NeddySeagoon · Posted: Sat Dec 15, 2012 1:15 pm Post subject:

RayDude,

How do you mean

RayDude · Posted: Sun Dec 16, 2012 4:30 am Post subject:

Thanks Neddy.

I already have working GPT 3 TB partitions on the drives. When I connect them to the LSI card, the are reported as 2048 MB and the GPT partitions are not present when the machine is booted.

I've found some forums complaining about this problem with LSI but I haven't found any solutions. I've emailed tech support.

I should point out that I removed the BDROM from the PCI raid card and the raid performance doubled to 135 MB / second... Pretty interesting.

NeddySeagoon · Posted: Sun Dec 16, 2012 2:22 pm Post subject:

RayDude,

GPT uses two copies of the partition table, one at the start of the drive and one at the end. It gets really upset if the two don't match.
With a 2048Mb limit, the copy at the end of the drive can't be read.

dmesg probably has errors about attempting to read beyond the end of the device.
_________________
Regards,

NeddySeagoon

Computer users fall into two groups:-
those that do backups
those that have never had a hard drive fail.

RayDude · Posted: Sun Dec 16, 2012 4:00 pm Post subject:

Thanks, I'm sure that's why the partition table seems empty when I attempt to look at it. Now its up to LSI.

I guess I'll have to break down and buy another raid card. The reviews on promise and hot point look bad. I might just buy another silicon images board, but make it for PCI Express instead of PCI... I don't want to because the one I used for several years died...
_________________
Some day there will only be free software.

Mad Merlin · Veteran Joined: 09 May 2005 Posts: 1155

You didn't mention which model of LSI card you ended up with. However, LSI has an article on the issue here: http://webcache.googleusercontent.com/search?q=cache:6MN0yCPeVn0J:http://kb.lsi.com/Print16399.aspx%2Blsi+2TB&oe=UTF-8&hl=en&ct=clnk

It looks like the 6Gbit/s cards (such as the 9211 I suggested above) support >= 3T drives while the older ones do not (unless you have SAS drives, which you likely don't). However, I've personally only used the 9211 with SSDs (which are, sadly, smaller than 2T still).
_________________
Game! - Where the stick is mightier than the sword!

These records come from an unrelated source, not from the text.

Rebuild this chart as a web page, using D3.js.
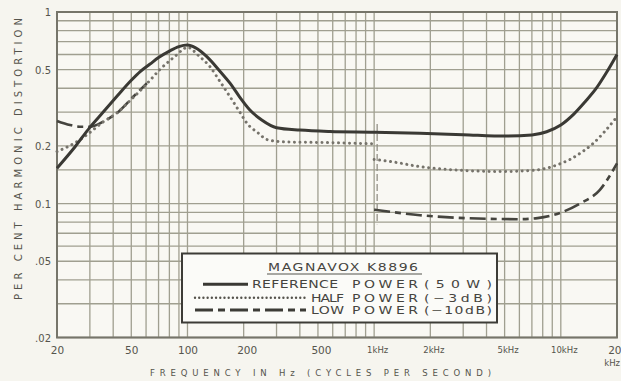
<!DOCTYPE html>
<html><head><meta charset="utf-8">
<script src="https://cdn.jsdelivr.net/npm/d3@7/dist/d3.min.js"></script>
<style>
html,body{margin:0;padding:0;background:#f6f5ef;}
svg{display:block;font-family:"DejaVu Sans",sans-serif;}
</style></head><body>
<svg id="c" width="621" height="381"></svg>
<script>
// ---------- data ----------
const refFreq  = [20, 25, 30, 35, 42, 50, 56, 63, 70, 80, 90, 100, 110, 127, 150, 169, 190, 216, 250, 300, 400, 580, 1000, 1760, 3000, 5100, 7000, 8400, 10000, 11700, 13500, 15500, 17500, 20000];
const refValue = [0.153, 0.198, 0.25, 0.297, 0.364, 0.44, 0.49, 0.535, 0.578, 0.625, 0.66, 0.672, 0.652, 0.585, 0.488, 0.425, 0.361, 0.308, 0.273, 0.249, 0.242, 0.238, 0.236, 0.233, 0.229, 0.225, 0.228, 0.237, 0.257, 0.292, 0.34, 0.4, 0.48, 0.6];

const halfFreq  = [20, 26.5, 30, 35, 42, 50, 56, 63, 71, 80, 88, 95, 100, 115, 132, 150, 169, 190, 208, 240, 266, 330, 580, 1000, 1000, 1000, 1215, 1760, 2650, 4900, 7000, 8400, 10000, 11200, 13000, 14900, 17000, 20000];
const halfValue = [0.187, 0.215, 0.235, 0.265, 0.298, 0.35, 0.39, 0.44, 0.5, 0.555, 0.6, 0.64, 0.655, 0.59, 0.518, 0.431, 0.361, 0.302, 0.263, 0.233, 0.216, 0.21, 0.208, 0.205, null, 0.17, 0.166, 0.156, 0.15, 0.147, 0.149, 0.153, 0.162, 0.17, 0.186, 0.206, 0.235, 0.284];

const lowFreq  = [20, 23.5, 26.5, 30, 35.4, 41.7, 51.2, 60.6, 1000, 1000, 1760, 3260, 6040, 7500, 9100, 12650, 16200, 20000];
const lowValue = [0.27, 0.257, 0.252, 0.252, 0.268, 0.296, 0.361, 0.425, null, 0.093, 0.087, 0.0838, 0.0829, 0.084, 0.0871, 0.1, 0.118, 0.162];

const switchFreq  = 1000;          // range switch marker
const switchRange = [0.26, 0.078];

const xTickValues = [20, 50, 100, 200, 500, 1000, 2000, 5000, 10000, 20000];
const xTickLabels = ["20", "50", "100", "200", "500", "1kHz", "2kHz", "5kHz", "10kHz", "20"];
const yTickValues = [1, 0.5, 0.2, 0.1, 0.05, 0.02];
const yTickLabels = ["1", "0.5", "0.2", "0.1", ".05", ".02"];
const extraYGrid  = [0.15];

const legendTitle  = "MAGNAVOX K8896";
const legendNames  = ["REFERENCE", "HALF", "LOW"];
const legendSuffix = ["(50W)", "(\u22123dB)", "(\u221210dB)"];

// ---------- drawing ----------
const svg = d3.select("#c");
const x = d3.scaleLog().domain([20, 20000]).range([57, 617]);
const y = d3.scaleLog().domain([0.02, 1]).range([337.5, 12]);

const ink = "#3a3934", gridCol = "#a09f90", label = "#55544c", lgInk = "#45443e";

svg.append("rect").attr("width", 621).attr("height", 381).attr("fill", "#f6f5ef");
svg.append("rect").attr("x", x.range()[0]).attr("y", y.range()[1])
  .attr("width", x.range()[1] - x.range()[0]).attr("height", y.range()[0] - y.range()[1])
  .attr("fill", "#f9f8f3");

const grid = svg.append("g").attr("stroke", gridCol).attr("stroke-width", 1.3);
grid.selectAll("line.v").data(x.ticks()).join("line")
  .attr("x1", d => x(d)).attr("x2", d => x(d)).attr("y1", y.range()[1]).attr("y2", y.range()[0]);
grid.selectAll("line.h").data(y.ticks().concat(extraYGrid)).join("line")
  .attr("y1", d => y(d)).attr("y2", d => y(d)).attr("x1", x.range()[0]).attr("x2", x.range()[1]);

svg.append("rect").attr("x", x.range()[0]).attr("y", y.range()[1])
  .attr("width", x.range()[1] - x.range()[0]).attr("height", y.range()[0] - y.range()[1])
  .attr("fill", "none").attr("stroke", "#76756a").attr("stroke-width", 2);

// range switch marker
svg.append("line").attr("x1", x(switchFreq) + 3).attr("x2", x(switchFreq) + 3)
  .attr("y1", y(switchRange[0])).attr("y2", y(switchRange[1]))
  .attr("stroke", "#8a897e").attr("stroke-width", 1.2).attr("stroke-dasharray", "7 3");

// curves
const mk = (f, v) => f.map((d, i) => ({f: d, v: v[i]}));
const line = d3.line().defined(d => d.v != null).x(d => x(d.f)).y(d => y(d.v)).curve(d3.curveMonotoneX);

svg.append("path").datum(mk(lowFreq, lowValue)).attr("d", line)
  .attr("fill", "none").attr("stroke", "#45443e").attr("stroke-width", 2.6)
  .attr("stroke-dasharray", "16 5 6 5");
svg.append("path").datum(mk(halfFreq, halfValue)).attr("d", line)
  .attr("fill", "none").attr("stroke", "#76736b").attr("stroke-width", 3)
  .attr("stroke-linecap", "round").attr("stroke-dasharray", "0.01 5.5");
svg.append("path").datum(mk(refFreq, refValue)).attr("d", line)
  .attr("fill", "none").attr("stroke", ink).attr("stroke-width", 3);

// y axis labels
const yAxis = d3.axisLeft(y).tickValues(yTickValues).tickSize(0).tickPadding(6)
  .tickFormat((d, i) => yTickLabels[i]);
const gy = svg.append("g").attr("transform", `translate(${x.range()[0]},0)`).call(yAxis);
gy.select(".domain").remove();
gy.selectAll("text").attr("fill", label).attr("font-size", 10).attr("font-family", "DejaVu Sans")
  .attr("dy", "0.35em");

// x axis labels
const xAxis = d3.axisBottom(x).tickValues(xTickValues).tickSize(0).tickPadding(9)
  .tickFormat((d, i) => xTickLabels[i]);
const gx = svg.append("g").attr("transform", `translate(0,${y.range()[0]})`).call(xAxis);
gx.select(".domain").remove();
gx.selectAll("text").attr("fill", label).attr("font-family", "DejaVu Sans")
  .attr("font-size", (d, i) => /k/.test(xTickLabels[i]) ? 8.5 : 10.5)
  .attr("dx", (d, i) => (d >= 200 && d < 20000) ? 3 : 0)
  .attr("text-anchor", (d, i) => i === xTickValues.length - 1 ? "end" : "middle")
  .attr("x", (d, i) => i === xTickValues.length - 1 ? 621 - x(d) : 0);
svg.append("text").attr("x", 620).attr("y", 366).attr("text-anchor", "end")
  .attr("font-size", 8.5).attr("fill", label).text("kHz");

// axis titles
svg.append("text").attr("x", 150).attr("y", 376).attr("font-size", 8.5).attr("fill", label)
  .attr("textLength", 341).attr("lengthAdjust", "spacing")
  .text("FREQUENCY IN Hz (CYCLES PER SECOND)");
svg.append("text").attr("transform", "translate(22,300) rotate(-90)")
  .attr("font-size", 10).attr("fill", label)
  .attr("textLength", 282).attr("lengthAdjust", "spacing")
  .text("PER CENT HARMONIC DISTORTION");

// legend
const lg = svg.append("g");
lg.append("rect").attr("x", 182).attr("y", 253.5).attr("width", 315).attr("height", 69)
  .attr("fill", "#fbfbf8").attr("stroke", "#3d3c37").attr("stroke-width", 2);
// extended lettering: uniform horizontal stretch, remaining width taken up by spacing
const stretch = 1.4;
const wideText = (g, tx, ty, len, str) => g.append("text")
  .attr("x", 0).attr("y", 0).attr("font-size", 10).attr("fill", lgInk)
  .attr("textLength", len / stretch).attr("lengthAdjust", "spacing")
  .attr("transform", `translate(${tx},${ty}) scale(${stretch},1)`).text(str);

wideText(lg, 268, 270.5, 150, legendTitle);
lg.append("line").attr("x1", 267).attr("x2", 422).attr("y1", 274).attr("y2", 274)
  .attr("stroke", "#55544c").attr("stroke-width", 1.2);

const rowY = [288.3, 301.7, 314];
const sampleX = [[203, 248], [195, 306], [195, 306]];
const nameX = [[252, 86], [311, 33], [311, 33]];
const sampleStyle = [
  {stroke: ink, w: 3, dash: null, cap: "butt"},
  {stroke: "#55534c", w: 2.4, dash: "0.01 4.2", cap: "round"},
  {stroke: "#3d3c37", w: 2.8, dash: "18 5 7 5", cap: "butt"}
];
legendNames.forEach((nm, i) => {
  const s = sampleStyle[i];
  lg.append("line").attr("x1", sampleX[i][0]).attr("x2", sampleX[i][1])
    .attr("y1", rowY[i] - 4).attr("y2", rowY[i] - 4)
    .attr("stroke", s.stroke).attr("stroke-width", s.w)
    .attr("stroke-dasharray", s.dash).attr("stroke-linecap", s.cap);
  wideText(lg, nameX[i][0], rowY[i], nameX[i][1], nm);
  wideText(lg, 352, rowY[i], 66, "POWER");
  wideText(lg, 424, rowY[i], i === 0 ? 68 : 68, legendSuffix[i]);
});
</script>
</body></html>
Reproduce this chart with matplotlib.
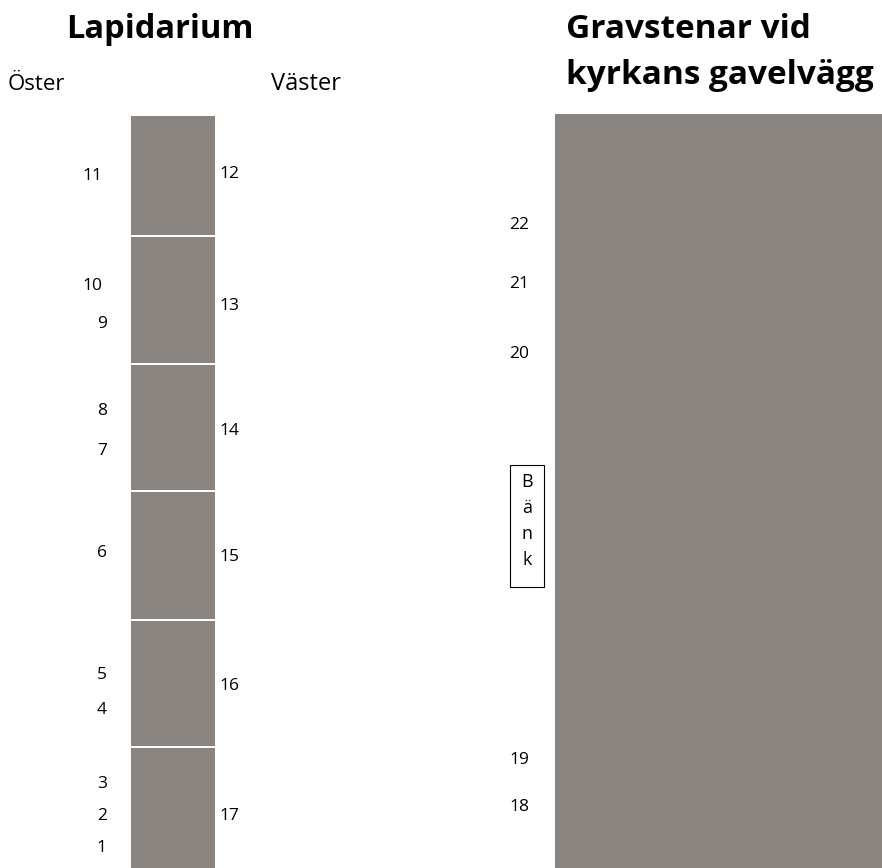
import matplotlib.pyplot as plt
from matplotlib.patches import Rectangle

plt.rcParams['font.family'] = ['Open Sans', 'DejaVu Sans']

# Layout data (pixel space of the 882x868 drawing)
seg_tops = [116, 237, 365, 492, 621, 748]
seg_bottoms = [235, 363, 490, 619, 746, 868]

east_labels = ['11', '10', '9', '8', '7', '6', '5', '4', '3', '2', '1']
east_x = [92, 92, 102, 102, 102, 102, 102, 102, 102, 102, 101]
east_y = [176, 286, 324, 411, 451, 553, 675, 710, 784, 816, 848]

west_labels = ['12', '13', '14', '15', '16', '17']
west_y = [174, 306, 431, 557, 686, 816]

wall_labels = ['22', '21', '20', '19', '18']
wall_y = [225, 284, 354, 760, 807]

bench_letters = ['B', 'ä', 'n', 'k']
bench_y = [482, 508, 534, 560]

stone = '#8a8581'

fig = plt.figure(figsize=(8.82, 8.68), dpi=100)
ax = fig.add_axes([0, 0, 1, 1])
ax.set_xlim(0, 882)
ax.set_ylim(868, 0)
ax.axis('off')

# Lapidarium column
for top, bot in zip(seg_tops, seg_bottoms):
    ax.add_patch(Rectangle((131, top), 84, bot - top, facecolor=stone, edgecolor='none'))

# Wall block
ax.add_patch(Rectangle((555, 114), 327, 754, facecolor=stone, edgecolor='none'))

# Titles
ax.text(160, 29, 'Lapidarium', fontsize=23.5, fontweight='bold', ha='center', va='center')
ax.text(8, 84, 'Öster', fontsize=16, ha='left', va='center')
ax.text(271, 84, 'Väster', fontsize=17, ha='left', va='center')
ax.text(566, 30, 'Gravstenar vid', fontsize=24, fontweight='bold', ha='left', va='center')
ax.text(566, 75, 'kyrkans gavelvägg', fontsize=24, fontweight='bold', ha='left', va='center')

# Numbers
for lab, x, y in zip(east_labels, east_x, east_y):
    ax.text(x, y, lab, fontsize=12.5, ha='center', va='center')
for lab, y in zip(west_labels, west_y):
    ax.text(219, y, lab, fontsize=12.5, ha='left', va='center')
for lab, y in zip(wall_labels, wall_y):
    ax.text(509, y, lab, fontsize=12.5, ha='left', va='center')

# Bench
ax.add_patch(Rectangle((510, 465), 34, 122, facecolor='white', edgecolor='black', linewidth=0.8))
for ch, y in zip(bench_letters, bench_y):
    ax.text(527, y, ch, fontsize=13, ha='center', va='center')

fig.savefig('out.png', dpi=100)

RayDude · Posted: Tue Jan 01, 2013 8:45 pm Post subject:

Final Update. My older card would not recognize 3TB even with the IT firmware. I sent it back and ordered a Marvell SAS card. It works okay, but the performance is kinda random. For example the SSD plugged into the MVSAS card is about half as fast as it was on the motherboard. But it wasn't always this slow... I'm having trouble figuring out how to get full performance out of it.
_________________
Some day there will only be free software.